[Dataset excerpt]
-- BEGIN --

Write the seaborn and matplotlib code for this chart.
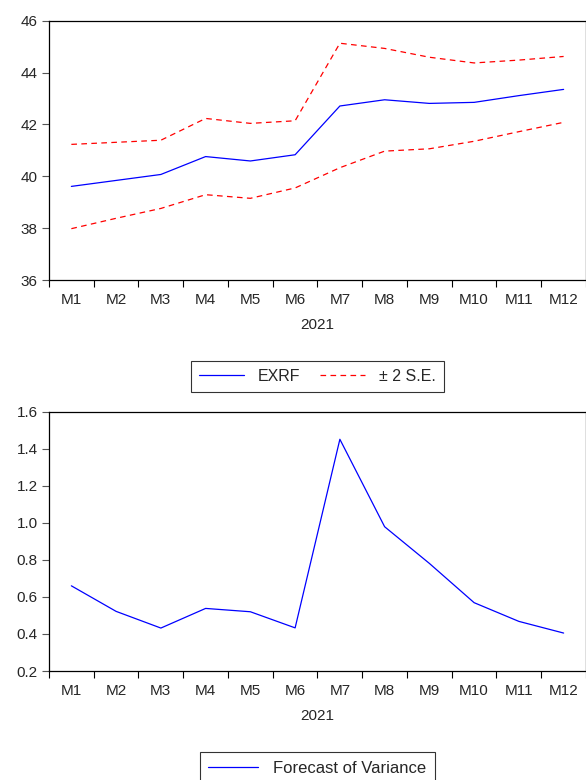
import pandas as pd
import matplotlib.pyplot as plt
import seaborn as sns
from matplotlib.ticker import FixedLocator

months = ['M1', 'M2', 'M3', 'M4', 'M5', 'M6', 'M7', 'M8', 'M9', 'M10', 'M11', 'M12']
exrf = [39.61, 39.84, 40.07, 40.76, 40.59, 40.83, 42.71, 42.95, 42.81, 42.85, 43.11, 43.35]
upper_se = [41.23, 41.31, 41.39, 42.23, 42.04, 42.14, 45.13, 44.93, 44.59, 44.37, 44.48, 44.62]
lower_se = [37.98, 38.38, 38.76, 39.29, 39.15, 39.55, 40.33, 40.97, 41.06, 41.35, 41.72, 42.08]
variance = [0.66, 0.522, 0.432, 0.538, 0.52, 0.433, 1.451, 0.979, 0.781, 0.569, 0.468, 0.405]

sns.set_style('ticks')
plt.rcParams['font.family'] = ['Liberation Sans', 'DejaVu Sans']
plt.rcParams['font.size'] = 11

fig = plt.figure(figsize=(5.86, 7.8), dpi=100)
ax1 = fig.add_axes([0.0836, 0.641, 0.9164, 0.3325])
ax2 = fig.add_axes([0.0836, 0.1397, 0.9164, 0.3325])

df = pd.DataFrame({'month': months, 'exrf': exrf, 'upper': upper_se,
                   'lower': lower_se, 'var': variance})

blue = '#0000ff'
red = '#ff0000'

sns.lineplot(data=df, x='month', y='exrf', ax=ax1, color=blue, lw=0.9,
             sort=False, label='EXRF')
sns.lineplot(data=df, x='month', y='upper', ax=ax1, color=red, lw=0.9,
             sort=False, label='± 2 S.E.', dashes=False)
sns.lineplot(data=df, x='month', y='lower', ax=ax1, color=red, lw=0.9,
             sort=False)
for ln in ax1.lines[1:]:
    ln.set_linestyle((0, (4.5, 3.5)))

sns.lineplot(data=df, x='month', y='var', ax=ax2, color=blue, lw=0.9,
             sort=False, label='Forecast of Variance')


def style_axis(ax, yticks, fmt):
    ax.set_xlim(-0.5, len(months) - 0.5)
    ax.set_ylim(yticks[0], yticks[-1])
    ax.set_yticks(yticks)
    ax.set_yticklabels([fmt.format(v) for v in yticks])
    ax.set_xticks(range(len(months)))
    ax.set_xticklabels(months)
    ax.xaxis.set_minor_locator(FixedLocator([i - 0.5 for i in range(len(months) + 1)]))
    ax.tick_params(axis='x', which='major', length=0, pad=9, labelsize=11)
    ax.tick_params(axis='x', which='minor', length=5, width=0.8, color='black')
    ax.tick_params(axis='y', length=5, width=0.8, color='#555555', labelsize=11, pad=3)
    ax.set_xlabel('2021', fontsize=11, labelpad=8)
    ax.set_ylabel('')
    for sp in ax.spines.values():
        sp.set_visible(True)
        sp.set_linewidth(0.9)
        sp.set_color('black')
    ax.get_legend().remove()


style_axis(ax1, [36, 38, 40, 42, 44, 46], '{:.0f}')
style_axis(ax2, [0.2, 0.4, 0.6, 0.8, 1.0, 1.2, 1.4, 1.6], '{:.1f}')

h1, l1 = ax1.get_legend_handles_labels()
leg1 = fig.legend(h1, l1, loc='upper center', bbox_to_anchor=(0.5418, 0.5475),
                  ncol=2, frameon=True, fancybox=False, edgecolor='black',
                  handlelength=2.8, handletextpad=0.9, columnspacing=1.2,
                  borderpad=0.5, fontsize=11.5)
leg1.get_frame().set_linewidth(0.8)

h2, l2 = ax2.get_legend_handles_labels()
leg2 = fig.legend(h2, l2, loc='upper center', bbox_to_anchor=(0.5418, 0.0462),
                  ncol=1, frameon=True, fancybox=False, edgecolor='black',
                  handlelength=3.0, handletextpad=0.9,
                  borderpad=0.5, fontsize=12)
leg2.get_frame().set_linewidth(0.8)

fig.savefig('out.png', dpi=100)
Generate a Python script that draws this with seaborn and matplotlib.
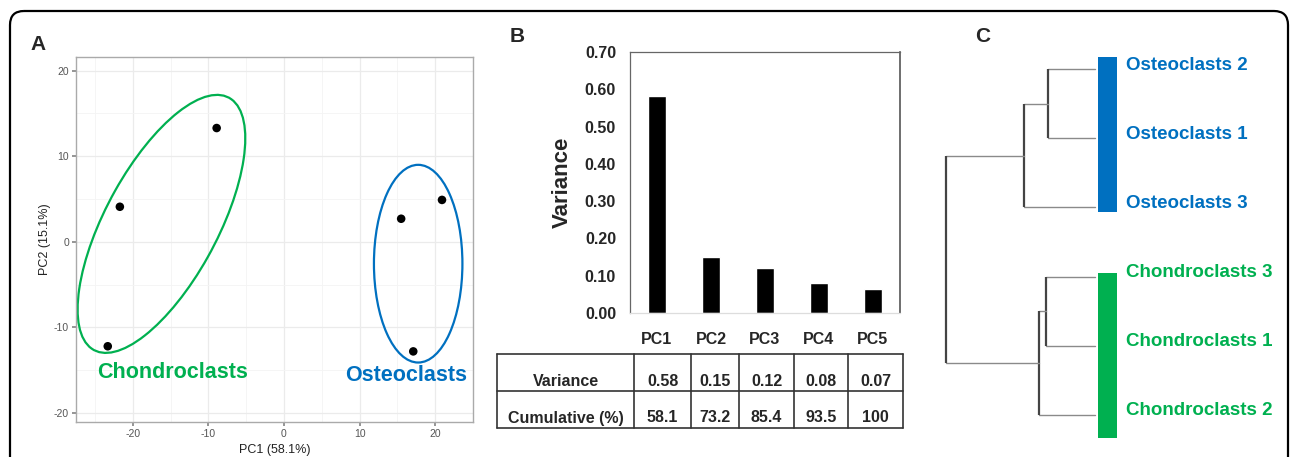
import numpy as np
import pandas as pd
import matplotlib.pyplot as plt
import seaborn as sns
from matplotlib.patches import Ellipse, FancyBboxPatch, Rectangle

# ---------------- data ----------------
# A: PCA scores
pc1 = [-8.9, -21.7, -23.3, 15.5, 20.9, 17.1]
pc2 = [13.3, 4.1, -12.2, 2.7, 4.9, -12.8]
cell_type = ['Chondroclasts'] * 3 + ['Osteoclasts'] * 3

# ellipses (centre x, centre y, width, height, angle)
chondro_ellipse = (-16.2, 2.1, 34.5, 14.5, 57.6)
osteo_ellipse = (17.75, -2.55, 11.7, 23.1, 0.0)

# B: variance explained
pcs = ['PC1', 'PC2', 'PC3', 'PC4', 'PC5']
variance = [0.581, 0.151, 0.122, 0.081, 0.065]
variance_txt = ['0.58', '0.15', '0.12', '0.08', '0.07']
cumulative_txt = ['58.1', '73.2', '85.4', '93.5', '100']

# C: hierarchical clustering (leaf order top -> bottom)
leaf_names = ['Osteoclasts 2', 'Osteoclasts 1', 'Osteoclasts 3',
              'Chondroclasts 3', 'Chondroclasts 1', 'Chondroclasts 2']
merge_left = [0, 6, 3, 8, 7]
merge_right = [1, 2, 4, 5, 9]
merge_height = [0.317, 0.476, 0.328, 0.373, 1.0]

GREEN = '#00B050'
BLUE = '#0070C0'

sns.set_theme(style='white')
plt.rcParams['font.family'] = ['Liberation Sans', 'DejaVu Sans']
plt.rcParams['axes.unicode_minus'] = False  # ggplot style hyphen minus

fig = plt.figure(figsize=(12.9, 4.57), dpi=100)
W, H = 1290, 457


def px_axes(x0, y0, x1, y1):
    # axes from pixel box (top-left origin)
    return fig.add_axes([x0 / W, 1 - y1 / H, (x1 - x0) / W, (y1 - y0) / H])


# overlay for border, panel letters and table
over = fig.add_axes([0, 0, 1, 1], zorder=0)
over.set_xlim(0, W)
over.set_ylim(H, 0)
over.axis('off')
over.patch.set_alpha(0)
over.add_patch(FancyBboxPatch((10, 11), 1278, 480, boxstyle='round,pad=0,rounding_size=14',
                              fill=False, ec='black', lw=1.6, clip_on=False))
for letter, (lx, ly) in zip('ABC', [(38, 45), (517, 37), (983, 37)]):
    over.text(lx, ly, letter, fontsize=15, fontweight='bold', ha='center', va='center')

# ---------------- A: PCA ----------------
axA = px_axes(76, 57, 473, 422)
df_pca = pd.DataFrame({'PC1': pc1, 'PC2': pc2, 'type': cell_type})
sns.scatterplot(data=df_pca, x='PC1', y='PC2', color='black', s=38, edgecolor='none',
                legend=False, ax=axA, zorder=3)
for (cx, cy, w, h, ang), col in [(chondro_ellipse, GREEN), (osteo_ellipse, BLUE)]:
    axA.add_patch(Ellipse((cx, cy), w, h, angle=ang, fill=False, ec=col, lw=1.6, zorder=2))
axA.set_xlim(-27.5, 25)
axA.set_ylim(-21.05, 21.6)
axA.set_xticks([-20, -10, 0, 10, 20])
axA.set_yticks([-20, -10, 0, 10, 20])
axA.set_xticks([-25, -15, -5, 5, 15, 25], minor=True)
axA.set_yticks([-15, -5, 5, 15], minor=True)
axA.grid(True, which='major', color='#ebebeb', lw=0.9)
axA.grid(True, which='minor', color='#f4f4f4', lw=0.6)
axA.set_axisbelow(True)
for sp in axA.spines.values():
    sp.set_color('#aaaaaa')
    sp.set_linewidth(1.0)
axA.tick_params(which='major', length=3, color='#888888', labelsize=7.5, labelcolor='#555555',
                pad=2, left=True, bottom=True)
axA.tick_params(which='minor', length=0)
axA.set_xlabel('PC1 (58.1%)', fontsize=9, color='#222222')
axA.set_ylabel('PC2 (15.1%)', fontsize=9, color='#222222')
axA.xaxis.set_label_coords(0.5, -0.077)
axA.xaxis.label.set_va('center')
axA.yaxis.set_label_coords(-0.078, 0.5)
axA.yaxis.label.set_va('center')
axA.text(-24.7, -15.3, 'Chondroclasts', color=GREEN, fontsize=15.5, fontweight='bold',
         ha='left', va='center')
axA.text(8.06, -15.6, 'Osteoclasts', color=BLUE, fontsize=15.5, fontweight='bold',
         ha='left', va='center')

# ---------------- B: variance bars ----------------
axB = px_axes(630, 52, 900, 313)
df_var = pd.DataFrame({'pc': pcs, 'variance': variance})
sns.barplot(data=df_var, x='pc', y='variance', color='black', width=0.33,
            saturation=1, ax=axB)
axB.set_xlim(-0.5, 4.5)
axB.set_ylim(0, 0.70)
axB.set_yticks(np.arange(0, 0.71, 0.1))
axB.set_yticklabels([f'{v:.2f}' for v in np.arange(0, 0.71, 0.1)])
axB.tick_params(axis='both', length=0, labelsize=11.5)
axB.tick_params(axis='y', pad=10)
axB.tick_params(axis='x', pad=14)
for lab in axB.get_xticklabels() + axB.get_yticklabels():
    lab.set_fontweight('bold')
spine_cols = {'left': '#666666', 'top': '#666666', 'right': '#555555', 'bottom': '#dddddd'}
for name, sp in axB.spines.items():
    sp.set_visible(True)
    sp.set_color(spine_cols[name])
    sp.set_linewidth(1.2 if name == 'right' else 0.9)
axB.set_xlabel('')
axB.set_ylabel('Variance', fontsize=16, fontweight='bold')
axB.yaxis.set_label_coords(-0.252, 0.5)
axB.yaxis.label.set_va('center')

# table under the bars
col_edges = [497, 634, 691, 739, 794, 848, 903]
row_edges = [354, 391, 428]
for y in row_edges:
    over.plot([col_edges[0], col_edges[-1]], [y, y], color='#333333', lw=1.2)
for x in col_edges:
    over.plot([x, x], [row_edges[0], row_edges[-1]], color='#333333', lw=1.2)
for r, (rname, vals) in enumerate([('Variance', variance_txt), ('Cumulative (%)', cumulative_txt)]):
    ty = row_edges[r + 1] - 10
    over.text((col_edges[0] + col_edges[1]) / 2, ty, rname, fontsize=11.5, fontweight='bold',
              ha='center', va='center')
    for c, v in enumerate(vals):
        over.text((col_edges[c + 1] + col_edges[c + 2]) / 2, ty, v, fontsize=11.5,
                  fontweight='bold', ha='center', va='center')

# ---------------- C: dendrogram ----------------
axC = px_axes(930, 40, 1290, 450)
axC.set_xlim(1.105, -1.306)
axC.set_ylim(5.51, -0.424)
axC.axis('off')
node_y = {i: float(i) for i in range(len(leaf_names))}
node_h = {i: 0.0 for i in range(len(leaf_names))}
for k, (a, b, h) in enumerate(zip(merge_left, merge_right, merge_height)):
    nid = len(leaf_names) + k
    for child in (a, b):
        axC.plot([node_h[child], h], [node_y[child], node_y[child]], color='#8a8a8a', lw=1.0)
    axC.plot([h, h], [node_y[a], node_y[b]], color='#444444', lw=1.6, solid_capstyle='butt')
    node_y[nid] = (node_y[a] + node_y[b]) / 2
    node_h[nid] = h

axC.add_patch(Rectangle((-0.022, -0.18), -0.123, 2.24, color=BLUE, lw=0))
axC.add_patch(Rectangle((-0.022, 2.95), -0.123, 2.38, color=GREEN, lw=0))
for i, name in enumerate(leaf_names):
    axC.text(-0.205, i - 0.06, name, color=BLUE if name.startswith('Osteo') else GREEN,
             fontsize=13.5, fontweight='bold', ha='left', va='center')

fig.savefig('out.png', dpi=100)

-- END --

What the task asks:
Take out nothing but the lines from the one containing "Generate a Python" to the one containing "cell_type = ['Chondroclasts']", inclusive, retyped exactly. Drop the pictures.

Task response:
Generate a Python script that draws this with seaborn and matplotlib.
import numpy as np
import pandas as pd
import matplotlib.pyplot as plt
import seaborn as sns
from matplotlib.patches import Ellipse, FancyBboxPatch, Rectangle

# ---------------- data ----------------
# A: PCA scores
pc1 = [-8.9, -21.7, -23.3, 15.5, 20.9, 17.1]
pc2 = [13.3, 4.1, -12.2, 2.7, 4.9, -12.8]
cell_type = ['Chondroclasts'] * 3 + ['Osteoclasts'] * 3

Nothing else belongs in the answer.